── Data to process

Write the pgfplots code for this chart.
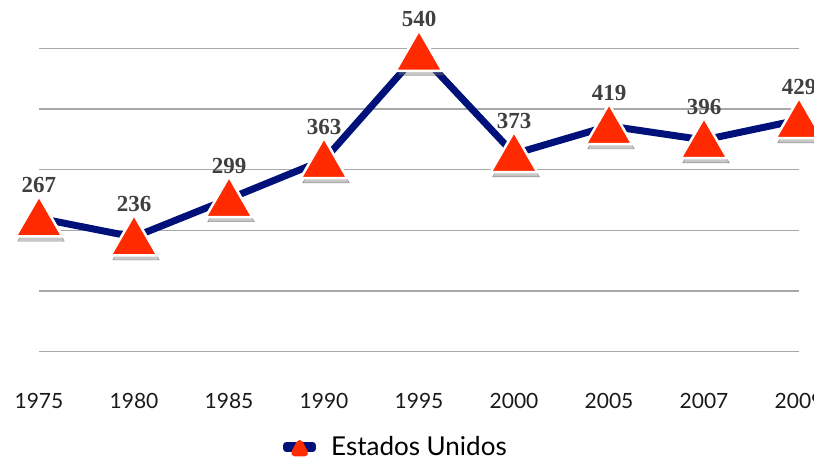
\documentclass[border=0pt]{standalone}
\usepackage{pgfplots}
\pgfplotsset{compat=1.18}
\usepackage{fontspec}
\setmainfont{Lato}
\newfontfamily\labelfont{Liberation Serif}
\definecolor{navyc}{RGB}{0,18,122}
\definecolor{redc}{RGB}{255,42,0}
\definecolor{labelc}{RGB}{64,64,64}
\definecolor{gridc}{RGB}{168,168,168}
\begin{document}
\begin{tikzpicture}
\path[use as bounding box] (-39pt,-108.3pt) rectangle (775pt,351.7pt);
\clip (-39pt,-108.3pt) rectangle (775pt,351.7pt);
\begin{axis}[
 at={(0pt,0pt)}, anchor=south west,
 scale only axis, width=760pt, height=303.4pt,
 xmin=0, xmax=8, ymin=47, ymax=547,
 clip=false,
 axis line style={draw=none},
 major tick length=0pt,
 xtick={0,1,2,3,4,5,6,7,8},
 xticklabels={1975,1980,1985,1990,1995,2000,2005,2007,2009},
 xticklabel style={font=\fontsize{21}{25}\selectfont, text=black!90, yshift=-38pt},
 ytick={47,147,247,347,447,547},
 yticklabels={},
 ymajorgrids,
 major grid style={gridc, line width=1.3pt},
 /pgf/number format/assume math mode=true,
 legend style={at={(0.321,-0.314)}, anchor=west, draw=none, fill=none, inner sep=0pt,
   font=\fontsize{26}{30}\selectfont,
   /tikz/every odd column/.append style={column sep=13pt}},
]
\addplot[forget plot, draw=none, mark=triangle*, mark size=27pt,
  mark options={fill=black!55, draw=none, opacity=0.4, xshift=2pt, yshift=-9.5pt}]
  coordinates {(0,267) (1,236) (2,299) (3,363) (4,540) (5,373) (6,419) (7,396) (8,429)};
\addplot[navyc, line width=7pt, line join=round, mark=triangle*, mark size=27pt,
  mark options={fill=redc, draw=white, line width=2.5pt, yshift=-4.75pt},
  nodes near coords,
  nodes near coords style={font=\labelfont\bfseries\fontsize{23}{27}\selectfont, text=labelc, anchor=south, yshift=29pt, inner sep=0pt},
  legend image code/.code={
    \fill[navyc] (0pt,-1.8pt) rectangle (9pt,1.8pt);
    \fill[navyc] (17pt,-1.8pt) rectangle (26pt,1.8pt);
    \fill[redc] (8pt,-6pt) -- (18pt,-6pt) -- (13pt,3.5pt) -- cycle;
  }]
  coordinates {(0,267) (1,236) (2,299) (3,363) (4,540) (5,373) (6,419) (7,396) (8,429)};
\legend{Estados Unidos}
\end{axis}
\end{tikzpicture}
\end{document}
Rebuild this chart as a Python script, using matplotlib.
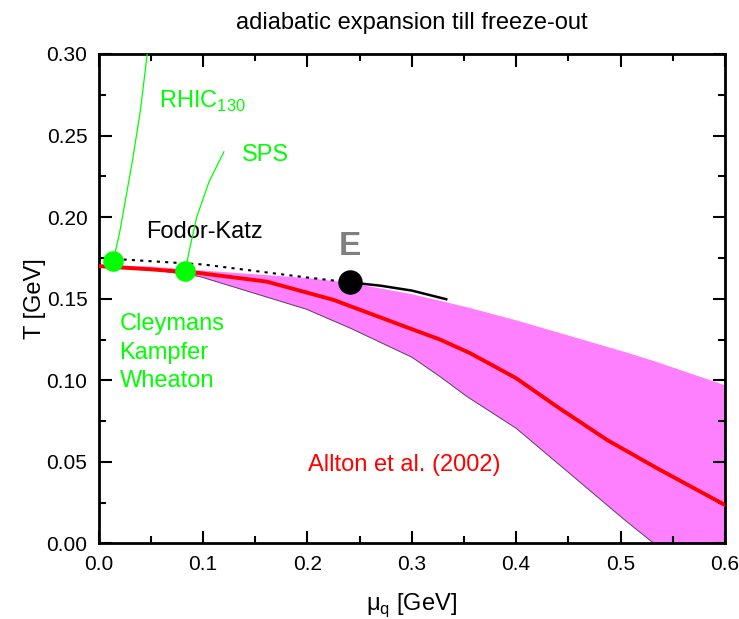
import numpy as np
import matplotlib.pyplot as plt
from matplotlib.ticker import MultipleLocator

plt.rcParams['font.family'] = ['Liberation Sans', 'DejaVu Sans']
plt.rcParams['mathtext.fontset'] = 'custom'
plt.rcParams['mathtext.rm'] = 'Liberation Sans'

# Allton et al. (2002) central curve
mu_red = [0.0, 0.05, 0.097, 0.161, 0.225, 0.289, 0.327, 0.356, 0.40, 0.439, 0.487, 0.535, 0.6]
T_red = [0.170, 0.168, 0.1657, 0.1605, 0.1493, 0.134, 0.125, 0.1166, 0.1013, 0.0839, 0.0635, 0.0461, 0.0236]

# uncertainty band
mu_band = [0.0, 0.05, 0.097, 0.199, 0.241, 0.30, 0.327, 0.353, 0.40, 0.504, 0.532, 0.6]
T_band_hi = [0.171, 0.170, 0.1677, 0.163, 0.160, 0.153, 0.149, 0.145, 0.137, 0.1176, 0.112, 0.0972]
T_band_lo = [0.170, 0.168, 0.1636, 0.1436, 0.132, 0.1142, 0.1023, 0.090, 0.0706, 0.0144, 0.0, 0.0]

# Fodor-Katz
mu_fk_dot = [0.0, 0.05, 0.1, 0.15, 0.2, 0.241]
T_fk_dot = [0.175, 0.173, 0.171, 0.167, 0.163, 0.160]
mu_fk = [0.241, 0.27, 0.3, 0.333]
T_fk = [0.160, 0.158, 0.155, 0.1497]
mu_E, T_E = 0.241, 0.160

# freeze-out points (Cleymans Kampfer Wheaton) and adiabats
mu_fo = [0.014, 0.083]
T_fo = [0.173, 0.167]
mu_rhic = [0.014, 0.020, 0.032, 0.040, 0.0466]
T_rhic = [0.173, 0.190, 0.233, 0.265, 0.300]
mu_sps = [0.083, 0.087, 0.094, 0.106, 0.120]
T_sps = [0.167, 0.180, 0.200, 0.222, 0.240]

fig = plt.figure(figsize=(7.39, 6.19), dpi=100)
ax = fig.add_axes([0.1334, 0.122, 0.8476, 0.7908])

ax.fill_between(mu_band, T_band_lo, T_band_hi, color='#ff80ff', lw=0, zorder=1)
ax.plot(mu_band, T_band_lo, color='#604060', lw=0.7, zorder=2)
ax.plot(mu_red, T_red, color='#ff0000', lw=2.8, zorder=3)
ax.plot(mu_fk_dot, T_fk_dot, color='black', lw=1.5, ls=(0, (1.5, 2.5)), zorder=4)
ax.plot(mu_fk, T_fk, color='black', lw=1.8, zorder=4)
ax.plot(mu_rhic, T_rhic, color='#00ff00', lw=0.9, zorder=4)
ax.plot(mu_sps, T_sps, color='#00ff00', lw=0.9, zorder=4)
ax.scatter(mu_fo, T_fo, s=220, color='#00ff00', zorder=5, lw=0)
ax.scatter([mu_E], [T_E], s=310, color='black', zorder=5, lw=0)

ax.text(0.058, 0.271, 'RHIC$_\\mathregular{130}$', color='#00ff00', fontsize=17, va='center')
ax.text(0.137, 0.238, 'SPS', color='#00ff00', fontsize=17, va='center')
ax.text(0.046, 0.191, 'Fodor-Katz', color='black', fontsize=17, va='center')
ax.text(0.241, 0.182, 'E', color='#808080', fontsize=24, fontweight='bold', ha='center', va='center')
ax.text(0.020, 0.117, 'Cleymans\nKampfer\nWheaton', color='#00ff00', fontsize=17,
        va='center', linespacing=1.38)
ax.text(0.201, 0.048, 'Allton et al. (2002)', color='#ff0000', fontsize=17, va='center')

ax.set_xlim(0, 0.6)
ax.set_ylim(0, 0.30)
ax.xaxis.set_major_locator(MultipleLocator(0.1))
ax.xaxis.set_minor_locator(MultipleLocator(0.05))
ax.yaxis.set_major_locator(MultipleLocator(0.05))
ax.yaxis.set_minor_locator(MultipleLocator(0.025))
ax.set_xticklabels(['%.1f' % v for v in ax.get_xticks()])
ax.set_yticklabels(['%.2f' % v for v in ax.get_yticks()])
ax.tick_params(which='both', direction='in', top=True, right=True, width=1.5, labelsize=15, pad=8)
ax.tick_params(which='major', length=9)
ax.tick_params(which='minor', length=5)
for s in ax.spines.values():
    s.set_linewidth(2)

ax.set_xlabel('\u03bc$_\\mathregular{q}$ [GeV]', fontsize=17, labelpad=13)
ax.set_ylabel('T [GeV]', fontsize=17, labelpad=0)
ax.set_title('adiabatic expansion till freeze-out', fontsize=17, pad=18)

fig.savefig('out.png', dpi=100)
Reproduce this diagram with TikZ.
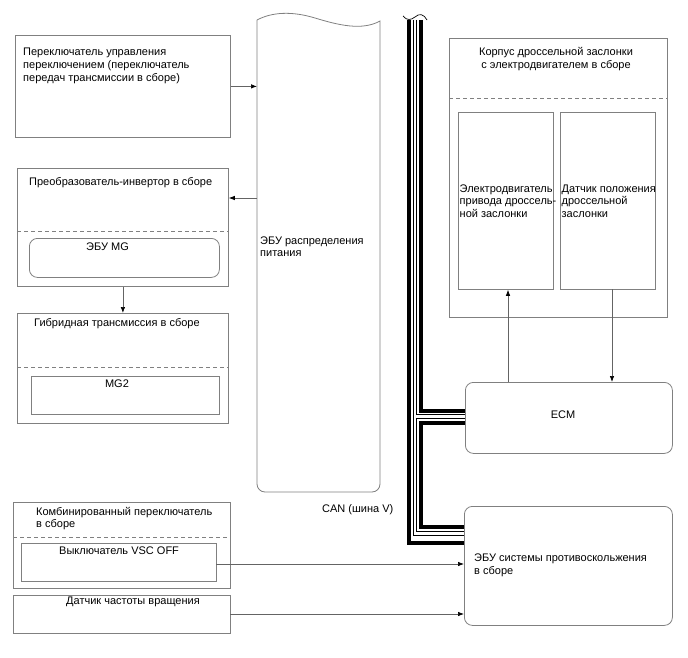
\documentclass[tikz,border=0pt]{standalone}
\usepackage{fontspec}
\setmainfont{Liberation Sans}
\usetikzlibrary{arrows.meta,calc}
\definecolor{bordergray}{RGB}{128,128,128}
\definecolor{arrowgray}{RGB}{100,100,100}
\begin{document}
\begin{tikzpicture}[x=1pt,y=-1pt,
  box/.style={draw=bordergray,line width=0.8pt,inner sep=0pt,anchor=north west},
  rbox/.style={box,rounded corners=8pt},
  lbl/.style={inner sep=0pt,anchor=north west,align=left,font=\fontsize{11}{12.5}\selectfont},
  sep/.style={draw=bordergray,line width=0.8pt,dash pattern=on 4pt off 3pt},
  arr/.style={draw=arrowgray,line width=0.7pt,-{Latex[length=6pt,width=4.5pt,color=black]}},
  busthick/.style={draw=black,line width=4pt},
  busthin/.style={draw=black,line width=1pt},
]
\useasboundingbox (0,0) rectangle (688,658);

% ---------- left column ----------
\node[box,minimum width=215pt,minimum height=102pt] (b1) at (15,35) {};
\node[lbl,font=\fontsize{11}{13.3}\selectfont] (b1t) at (23,47.5) {Переключатель управления\\переключением (переключатель\\передач трансмиссии в сборе)};

\node[box,minimum width=211pt,minimum height=118pt] (inv) at (17,168) {};
\node[lbl] (invt) at (29,177.5) {Преобразователь-инвертор в сборе};
\draw[sep] (inv.west |- 0,231) -- (inv.east |- 0,231);
\node[rbox,minimum width=190pt,minimum height=39pt] (mgecu) at (29,238) {};
\node[lbl] (mgecut) at (86,242.5) {ЭБУ MG};

\node[box,minimum width=211pt,minimum height=110pt] (hyb) at (17,313) {};
\node[lbl] (hybt) at (34,318.5) {Гибридная трансмиссия в сборе};
\draw[sep] (hyb.west |- 0,367) -- (hyb.east |- 0,367);
\node[box,minimum width=188pt,minimum height=38pt] (mg2) at (31,376) {};
\node[lbl,anchor=north] (mg2t) at (117,379.5) {MG2};

\node[box,minimum width=217pt,minimum height=86pt] (comb) at (13,502) {};
\node[lbl,font=\fontsize{11}{11.5}\selectfont] (combt) at (36,507.5) {Комбинированный переключатель\\в сборе};
\draw[sep] (comb.west |- 0,537) -- (comb.east |- 0,537);
\node[box,minimum width=195pt,minimum height=38pt] (vsc) at (21,543) {};
\node[lbl] (vsct) at (59,546.5) {Выключатель VSC OFF};

\node[box,minimum width=217pt,minimum height=38pt] (spd) at (13,595) {};
\node[lbl] (spdt) at (66,596.5) {Датчик частоты вращения};

% ---------- power distribution ECU ----------
\node[inner sep=0pt,anchor=north west,minimum width=123pt,minimum height=472pt] (ebu) at (257,20) {};
\draw[bordergray,line width=0.8pt]
  (257,20) .. controls (272,12) and (292,11) .. (315,18)
  .. controls (338,25) and (362,31) .. (380,21)
  [rounded corners=8pt] -- (380,492) -- (257,492) [sharp corners] -- (257,20);
\node[lbl] (ebut) at (260,236.5) {ЭБУ распределения\\питания};

% ---------- throttle body ----------
\node[box,minimum width=218pt,minimum height=279pt] (thr) at (449,38) {};
\node[lbl,anchor=north,align=center] (thrt) at (556,47.5) {Корпус дроссельной заслонки\\с электродвигателем в сборе};
\draw[sep] (thr.west |- 0,98) -- (thr.east |- 0,98);
\node[box,minimum width=95pt,minimum height=177pt] (mot) at (458,112) {};
\node[lbl] (mott) at (459.5,184.5) {Электродвигатель\\привода дроссель-\\ной заслонки};
\node[box,minimum width=95pt,minimum height=177pt] (tps) at (560,112) {};
\node[lbl] (tpst) at (561.5,184.5) {Датчик положения\\дроссельной\\заслонки};

% ---------- ECM and skid control ECU ----------
\node[rbox,minimum width=207pt,minimum height=71pt] (ecm) at (465,382) {};
\node[inner sep=0pt,font=\fontsize{11}{12.5}\selectfont] (ecmt) at (563,415) {ECM};
\node[rbox,minimum width=208pt,minimum height=119pt] (abs) at (464,506) {};
\node[lbl,font=\fontsize{11}{13.3}\selectfont] (abst) at (474,553.5) {ЭБУ системы противоскольжения\\в сборе};

\node[lbl] (cant) at (322,504.5) {CAN (шина V)};

% ---------- connectors ----------
\draw[arr] (b1.east) -- (b1.east -| ebu.west);
\coordinate (c1) at (257,198);
\draw[arr] (c1) -- (c1 -| inv.east);
\draw[arr] (inv.south) -- (inv.south |- hyb.north);
\coordinate (c2) at (508,382);
\draw[arr] (c2) -- (c2 |- mot.south);
\coordinate (c3) at (612,289);
\draw[arr] (c3) -- (c3 |- ecm.north);
\coordinate (c4) at (216,564);
\draw[arr] (c4) -- (c4 -| abs.west);
\coordinate (c5) at (230,614);
\draw[arr] (c5) -- (c5 -| abs.west);

% ---------- CAN bus ----------
\coordinate (ya) at (0,410.5);
\coordinate (yb) at (0,414.5);
\coordinate (yc) at (0,418.5);
\coordinate (yd) at (0,423);
\coordinate (y1) at (0,526.5);
\coordinate (y2) at (0,531);
\coordinate (y3) at (0,535);
\coordinate (y4) at (0,543);
\coordinate (L1) at (409,20);
\coordinate (L2) at (413.5,20);
\coordinate (L3) at (416.5,20);
\coordinate (L4) at (420.5,20);
\draw[busthick] (L1) |- (abs.west |- y4);
\draw[busthin] (L2) |- (abs.west |- y3);
\draw[busthin] (L3) |- (ecm.west |- yb);
\draw[busthin] (ecm.west |- yc) -| (L3 |- y2) -- (abs.west |- y2);
\draw[busthick] (L4) |- (ecm.west |- ya);
\draw[busthick] (ecm.west |- yd) -| (L4 |- y1) -- (abs.west |- y1);
\draw[black,line width=0.7pt] (403,16) .. controls (407,21) and (411,20) .. (415,17)
  .. controls (419,13) and (424,14) .. (427,20);
\end{tikzpicture}
\end{document}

────

◆ Your objective ◆
Both the line with "Reproduce this diagram with TikZ." and the line with "(b1t) at (23,47.5)" are included: reproduce them and every line between, exactly, with pictures omitted.

◆ Answer below ◆
Reproduce this diagram with TikZ.
\documentclass[tikz,border=0pt]{standalone}
\usepackage{fontspec}
\setmainfont{Liberation Sans}
\usetikzlibrary{arrows.meta,calc}
\definecolor{bordergray}{RGB}{128,128,128}
\definecolor{arrowgray}{RGB}{100,100,100}
\begin{document}
\begin{tikzpicture}[x=1pt,y=-1pt,
  box/.style={draw=bordergray,line width=0.8pt,inner sep=0pt,anchor=north west},
  rbox/.style={box,rounded corners=8pt},
  lbl/.style={inner sep=0pt,anchor=north west,align=left,font=\fontsize{11}{12.5}\selectfont},
  sep/.style={draw=bordergray,line width=0.8pt,dash pattern=on 4pt off 3pt},
  arr/.style={draw=arrowgray,line width=0.7pt,-{Latex[length=6pt,width=4.5pt,color=black]}},
  busthick/.style={draw=black,line width=4pt},
  busthin/.style={draw=black,line width=1pt},
]
\useasboundingbox (0,0) rectangle (688,658);

% ---------- left column ----------
\node[box,minimum width=215pt,minimum height=102pt] (b1) at (15,35) {};
\node[lbl,font=\fontsize{11}{13.3}\selectfont] (b1t) at (23,47.5) {Переключатель управления\\переключением (переключатель\\передач трансмиссии в сборе)};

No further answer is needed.